THERE'S NOW beginning to be a real possibility that President Carter's energy bill will collapse altogether. Until the end of last year, it seemed to be only a question of the compromises that would be made, and the delays that would have to be suffered. It seemed certain that the bill would eventually be passed. But that certainly is rapidly disappearing into the fog that surrounds every other aspect of this entangled and deadlocked bill.
If Mr. Carter wants a bill that bears any faint resemblance to the one he proposed last spring, he is going to have to begin negotiating directly and explicitly with the congressional leaders. If he still thinks it is an urgent as he asserted last April, he is going to have to drop vague formulations of what would be acceptable and begin to work earnestly to rescue what he can.
There is now talk, in and around Congress, of abandoning the effort altogether - or perhaps enacting only the minor provisions of the bill, without the central sections on the pricing the taxing of oil and gas. An increasing number of people, on all sides of the question, have begun to think it might be safer to settle for nothing than to risk getting something worse.
The administration is beginning to get embroiled in its other necessities. Under the original strategy, the energy bill with its broad taxes was to be enacted last year, and the tax cut to offset them was to come along this year. But the tax cut is pushing ahead of the energy bill on the timetable - and the administration is having to make arguments in behalf of tax reductions that cut painfully against its energy bill. If it's necessary to cut taxes in order to keep the economy expanding, why isn't it dangerous to increase taxes on oil and gas? There's an answer - most of the fuel taxes would take effect only after a couple of years - but that's apparently a bit too intricate to be well received.
After all, the argument goes, the present law gives the administration considerable latitude to raise oil prices and enforce conservation. Anyway, it continues, industries are already beginning to switch to coal, so why bother with all those elaborate new regulations? Why not just let matters take care of themselves?
No one can foretell the cost that might be inflicted on the country by letting matters take care of themselves. It's worth remembering that the crisis four years ago threw this country into the most severe recession - and the highest unemployment - of the past generation. This country still has not fully recovered. American dependence on foreign oil is too great to permit any rapid revesal. But it would be irrational to refuse to make a beginning, merely because the process of change is a long one.

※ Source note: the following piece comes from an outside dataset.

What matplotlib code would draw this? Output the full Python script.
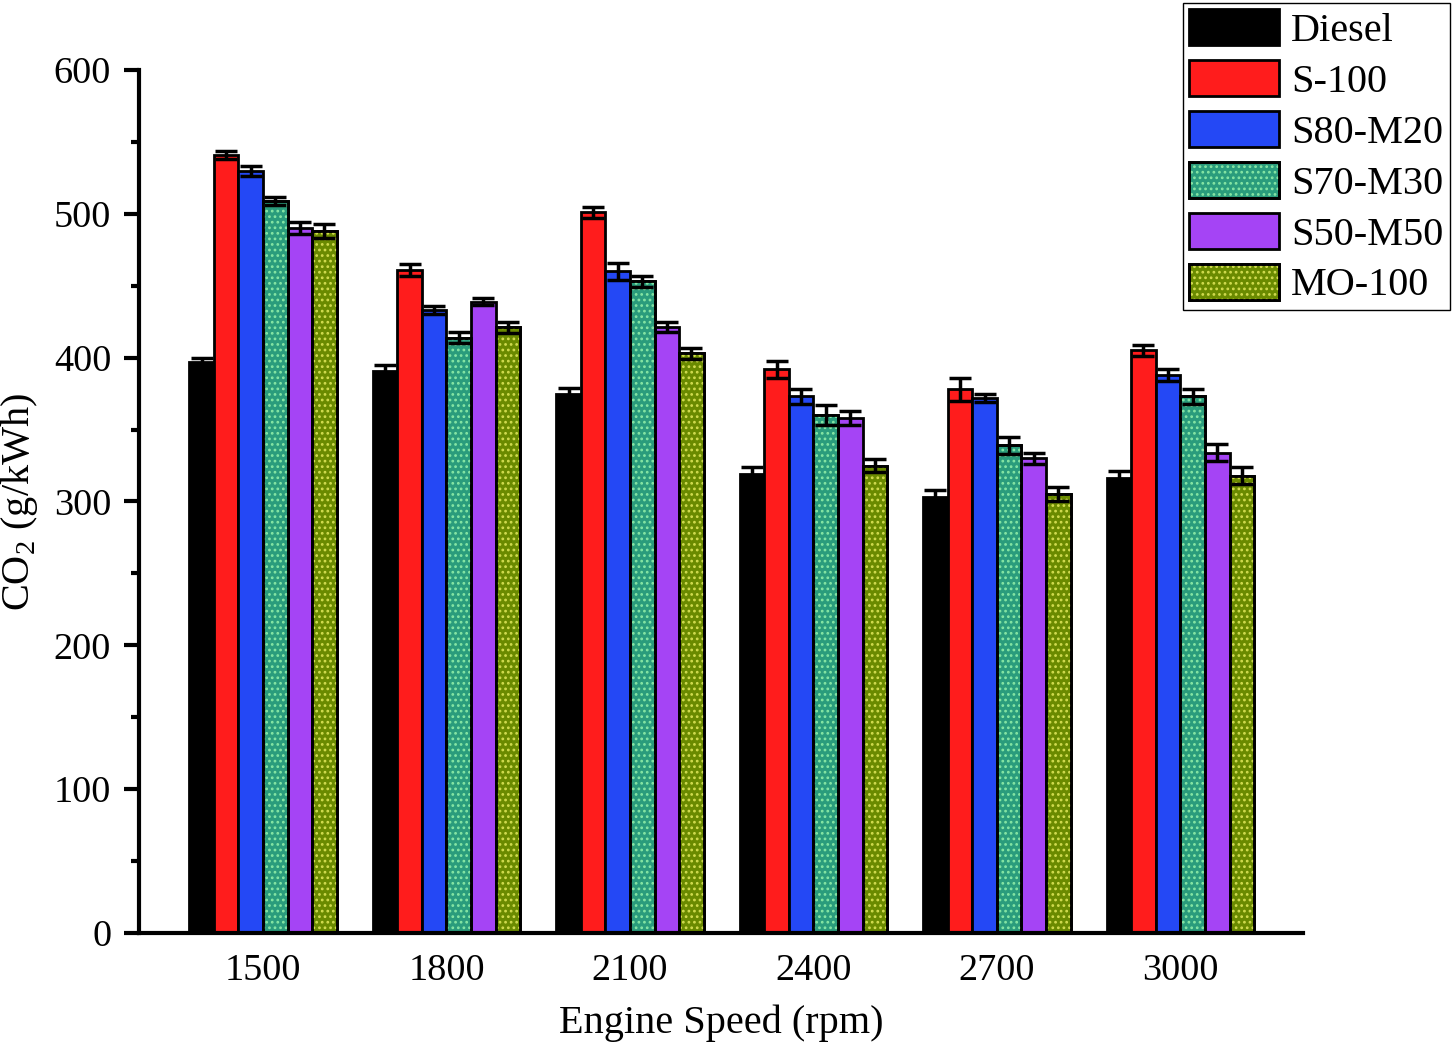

There are severe dangers in the let-it-slide philosophy. Failure to enact a bill would leave wide open all of the crucial questions of pricing and costs, compounding the sense of uncertainty in all the industries that produce and consume fuel. This uncertainty holds down investment, which is in turn a drag on economic growth and productivity.
But there's more at stake than economics and money. If the energy bill now collapses, the political penalties would be incalculable. Abroad, our allies would regard it as a dismaying failure of national purpose. They would interpret it - and who could argue? - as evidence of a country too lazy, or too confused, or too self-satisfied to keep its promises of leadership. More important, Americans would know that Mr. Carter had lost control of the one bill that he himself had designated central to the nation's security and prosperity. Some people would assume, no doubt, that energy had ceased to be a subject to worry about. Others, looking deeper, would see the dismaying truth that their government had failed, and given up, on the most pressing of its present responsibilities.
There is still time for Mr. Carter to intervene, break the congressional deadlock, and work actively with the leadership there to bring a bill to enactment. There is still a little time - but time is not working in his favor.